*What is being asked*. Your task is to repeat the lines below exactly, excluding any pictures they contain.

======== Supplied data

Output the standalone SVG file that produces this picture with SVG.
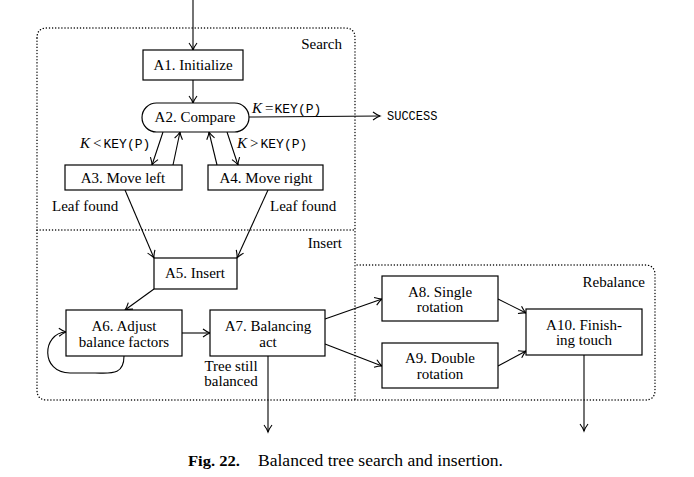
<svg xmlns="http://www.w3.org/2000/svg" width="694" height="477" viewBox="0 0 694 477">
<style>
.bg{fill:#fff}
.box{fill:#fff;stroke:#000;stroke-width:1.2}
.region{fill:none;stroke:#000;stroke-width:1.4;stroke-dasharray:0.1 3;stroke-linecap:round}
.edge{fill:none;stroke:#000;stroke-width:1.1}
.t{font-family:"Liberation Serif","DejaVu Serif",serif;font-size:15px;fill:#000}
.c{text-anchor:middle}
.r{text-anchor:end}
.tt{font-family:"Liberation Mono","DejaVu Sans Mono",monospace;font-size:13px}
.it{font-style:italic}
</style>
<defs>
<marker id="ah" markerUnits="userSpaceOnUse" markerWidth="10" markerHeight="10" viewBox="0 0 10 10" refX="8" refY="5" orient="auto">
<path d="M1,1 Q5,4 8,5 Q5,6 1,9" fill="none" stroke="#000" stroke-width="1.1"/>
</marker>
</defs>
<rect class="bg" x="0" y="0" width="694" height="477"/>

<g id="regions">
<path class="region" d="M37,38 Q37,28 47,28 L345,28 Q355,28 355,38 L355,400"/>
<path class="region" d="M37,38 L37,390 Q37,400 47,400 L645,400 Q655,400 655,390 L655,275 Q655,265 645,265 L355,265"/>
<path class="region" d="M37,230 L355,230"/>
<text class="t r" x="342" y="49">Search</text>
<text class="t r" x="342" y="248">Insert</text>
<text class="t r" x="645" y="287">Rebalance</text>
</g>

<g id="connectors">
<path class="edge" d="M193,0 L193,50" marker-end="url(#ah)"/>
<path class="edge" d="M193,80 L193,103" marker-end="url(#ah)"/>
<path class="edge" d="M249,117 L380,116" marker-end="url(#ah)"/>
<path class="edge" d="M163,132 L152,165" marker-end="url(#ah)"/>
<path class="edge" d="M173,165 L180,132" marker-end="url(#ah)"/>
<path class="edge" d="M217,165 L209,132" marker-end="url(#ah)"/>
<path class="edge" d="M227,132 L238,165" marker-end="url(#ah)"/>
<path class="edge" d="M125,190 L154,258" marker-end="url(#ah)"/>
<path class="edge" d="M268,190 L237,258" marker-end="url(#ah)"/>
<path class="edge" d="M154,289 L125,310" marker-end="url(#ah)"/>
<path class="edge" d="M182,333 L210,333" marker-end="url(#ah)"/>
<path class="edge" d="M124,356 C124,376 110,373 95,373 L70,373 C40,373 42,333 66,332" marker-end="url(#ah)"/>
<path class="edge" d="M268,356 L268,432" marker-end="url(#ah)"/>
<path class="edge" d="M325,319 L382,299" marker-end="url(#ah)"/>
<path class="edge" d="M325,344 L382,366" marker-end="url(#ah)"/>
<path class="edge" d="M498,299 L526,313" marker-end="url(#ah)"/>
<path class="edge" d="M498,366 L526,351" marker-end="url(#ah)"/>
<path class="edge" d="M584,355 L584,431" marker-end="url(#ah)"/>
<text class="t" x="252" y="113"><tspan class="it">K</tspan><tspan dx="3">=</tspan><tspan class="tt" dx="1">KEY(P)</tspan></text>
<text class="t tt" x="387" y="120" style="font-size:12px">SUCCESS</text>
<text class="t" x="80" y="148"><tspan class="it">K</tspan><tspan dx="3">&lt;</tspan><tspan class="tt" dx="2">KEY(P)</tspan></text>
<text class="t" x="237" y="148"><tspan class="it">K</tspan><tspan dx="3">&gt;</tspan><tspan class="tt" dx="2">KEY(P)</tspan></text>
<text class="t" x="52" y="211">Leaf found</text>
<text class="t" x="270" y="211">Leaf found</text>
<text class="t c" x="231" y="371">Tree still</text>
<text class="t c" x="231" y="386">balanced</text>
</g>

<g id="A1">
<rect class="box" x="143" y="50" width="100" height="30"/>
<text class="t c" x="193" y="70">A1. Initialize</text>
</g>
<g id="A2">
<rect class="box" x="142" y="103" width="107" height="29" rx="14.5" ry="14.5"/>
<text class="t c" x="195" y="122">A2. Compare</text>
</g>
<g id="A3">
<rect class="box" x="65" y="165" width="117" height="25"/>
<text class="t c" x="123" y="183">A3. Move left</text>
</g>
<g id="A4">
<rect class="box" x="208" y="165" width="115" height="25"/>
<text class="t c" x="266" y="183">A4. Move right</text>
</g>
<g id="A5">
<rect class="box" x="154" y="258" width="83" height="31"/>
<text class="t c" x="195" y="278">A5. Insert</text>
</g>
<g id="A6">
<rect class="box" x="66" y="310" width="116" height="46"/>
<text class="t c" x="124" y="331">A6. Adjust</text>
<text class="t c" x="124" y="347">balance factors</text>
</g>
<g id="A7">
<rect class="box" x="210" y="310" width="115" height="46"/>
<text class="t c" x="268" y="331">A7. Balancing</text>
<text class="t c" x="268" y="347">act</text>
</g>
<g id="A8">
<rect class="box" x="382" y="276" width="116" height="45"/>
<text class="t c" x="440" y="297">A8. Single</text>
<text class="t c" x="440" y="312">rotation</text>
</g>
<g id="A9">
<rect class="box" x="382" y="343" width="116" height="45"/>
<text class="t c" x="440" y="363">A9. Double</text>
<text class="t c" x="440" y="379">rotation</text>
</g>
<g id="A10">
<rect class="box" x="526" y="309" width="116" height="46"/>
<text class="t c" x="584" y="330">A10. Finish-</text>
<text class="t c" x="584" y="345">ing touch</text>
</g>

<g id="caption">
<text class="t" x="188" y="466" style="font-size:15.5px;font-weight:bold" textLength="52" lengthAdjust="spacingAndGlyphs">Fig. 22.</text>
<text class="t" x="258" y="466" style="font-size:16px" textLength="245" lengthAdjust="spacingAndGlyphs">Balanced tree search and insertion.</text>
</g>
</svg>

================

*Expected answer*.
Output the standalone SVG file that produces this picture with SVG.
<svg xmlns="http://www.w3.org/2000/svg" width="694" height="477" viewBox="0 0 694 477">
<style>
.bg{fill:#fff}
.box{fill:#fff;stroke:#000;stroke-width:1.2}
.region{fill:none;stroke:#000;stroke-width:1.4;stroke-dasharray:0.1 3;stroke-linecap:round}
.edge{fill:none;stroke:#000;stroke-width:1.1}
.t{font-family:"Liberation Serif","DejaVu Serif",serif;font-size:15px;fill:#000}
.c{text-anchor:middle}
.r{text-anchor:end}
.tt{font-family:"Liberation Mono","DejaVu Sans Mono",monospace;font-size:13px}
.it{font-style:italic}
</style>
<defs>
<marker id="ah" markerUnits="userSpaceOnUse" markerWidth="10" markerHeight="10" viewBox="0 0 10 10" refX="8" refY="5" orient="auto">
<path d="M1,1 Q5,4 8,5 Q5,6 1,9" fill="none" stroke="#000" stroke-width="1.1"/>
</marker>
</defs>
<rect class="bg" x="0" y="0" width="694" height="477"/>

<g id="regions">
<path class="region" d="M37,38 Q37,28 47,28 L345,28 Q355,28 355,38 L355,400"/>
<path class="region" d="M37,38 L37,390 Q37,400 47,400 L645,400 Q655,400 655,390 L655,275 Q655,265 645,265 L355,265"/>
<path class="region" d="M37,230 L355,230"/>
<text class="t r" x="342" y="49">Search</text>
<text class="t r" x="342" y="248">Insert</text>
<text class="t r" x="645" y="287">Rebalance</text>
</g>

<g id="connectors">
<path class="edge" d="M193,0 L193,50" marker-end="url(#ah)"/>
<path class="edge" d="M193,80 L193,103" marker-end="url(#ah)"/>
<path class="edge" d="M249,117 L380,116" marker-end="url(#ah)"/>
<path class="edge" d="M163,132 L152,165" marker-end="url(#ah)"/>
<path class="edge" d="M173,165 L180,132" marker-end="url(#ah)"/>
<path class="edge" d="M217,165 L209,132" marker-end="url(#ah)"/>
<path class="edge" d="M227,132 L238,165" marker-end="url(#ah)"/>
<path class="edge" d="M125,190 L154,258" marker-end="url(#ah)"/>
<path class="edge" d="M268,190 L237,258" marker-end="url(#ah)"/>
<path class="edge" d="M154,289 L125,310" marker-end="url(#ah)"/>
<path class="edge" d="M182,333 L210,333" marker-end="url(#ah)"/>
<path class="edge" d="M124,356 C124,376 110,373 95,373 L70,373 C40,373 42,333 66,332" marker-end="url(#ah)"/>
<path class="edge" d="M268,356 L268,432" marker-end="url(#ah)"/>
<path class="edge" d="M325,319 L382,299" marker-end="url(#ah)"/>
<path class="edge" d="M325,344 L382,366" marker-end="url(#ah)"/>
<path class="edge" d="M498,299 L526,313" marker-end="url(#ah)"/>
<path class="edge" d="M498,366 L526,351" marker-end="url(#ah)"/>
<path class="edge" d="M584,355 L584,431" marker-end="url(#ah)"/>
<text class="t" x="252" y="113"><tspan class="it">K</tspan><tspan dx="3">=</tspan><tspan class="tt" dx="1">KEY(P)</tspan></text>
<text class="t tt" x="387" y="120" style="font-size:12px">SUCCESS</text>
<text class="t" x="80" y="148"><tspan class="it">K</tspan><tspan dx="3">&lt;</tspan><tspan class="tt" dx="2">KEY(P)</tspan></text>
<text class="t" x="237" y="148"><tspan class="it">K</tspan><tspan dx="3">&gt;</tspan><tspan class="tt" dx="2">KEY(P)</tspan></text>
<text class="t" x="52" y="211">Leaf found</text>
<text class="t" x="270" y="211">Leaf found</text>
<text class="t c" x="231" y="371">Tree still</text>
<text class="t c" x="231" y="386">balanced</text>
</g>

<g id="A1">
<rect class="box" x="143" y="50" width="100" height="30"/>
<text class="t c" x="193" y="70">A1. Initialize</text>
</g>
<g id="A2">
<rect class="box" x="142" y="103" width="107" height="29" rx="14.5" ry="14.5"/>
<text class="t c" x="195" y="122">A2. Compare</text>
</g>
<g id="A3">
<rect class="box" x="65" y="165" width="117" height="25"/>
<text class="t c" x="123" y="183">A3. Move left</text>
</g>
<g id="A4">
<rect class="box" x="208" y="165" width="115" height="25"/>
<text class="t c" x="266" y="183">A4. Move right</text>
</g>
<g id="A5">
<rect class="box" x="154" y="258" width="83" height="31"/>
<text class="t c" x="195" y="278">A5. Insert</text>
</g>
<g id="A6">
<rect class="box" x="66" y="310" width="116" height="46"/>
<text class="t c" x="124" y="331">A6. Adjust</text>
<text class="t c" x="124" y="347">balance factors</text>
</g>
<g id="A7">
<rect class="box" x="210" y="310" width="115" height="46"/>
<text class="t c" x="268" y="331">A7. Balancing</text>
<text class="t c" x="268" y="347">act</text>
</g>
<g id="A8">
<rect class="box" x="382" y="276" width="116" height="45"/>
<text class="t c" x="440" y="297">A8. Single</text>
<text class="t c" x="440" y="312">rotation</text>
</g>
<g id="A9">
<rect class="box" x="382" y="343" width="116" height="45"/>
<text class="t c" x="440" y="363">A9. Double</text>
<text class="t c" x="440" y="379">rotation</text>
</g>
<g id="A10">
<rect class="box" x="526" y="309" width="116" height="46"/>
<text class="t c" x="584" y="330">A10. Finish-</text>
<text class="t c" x="584" y="345">ing touch</text>
</g>

<g id="caption">
<text class="t" x="188" y="466" style="font-size:15.5px;font-weight:bold" textLength="52" lengthAdjust="spacingAndGlyphs">Fig. 22.</text>
<text class="t" x="258" y="466" style="font-size:16px" textLength="245" lengthAdjust="spacingAndGlyphs">Balanced tree search and insertion.</text>
</g>
</svg>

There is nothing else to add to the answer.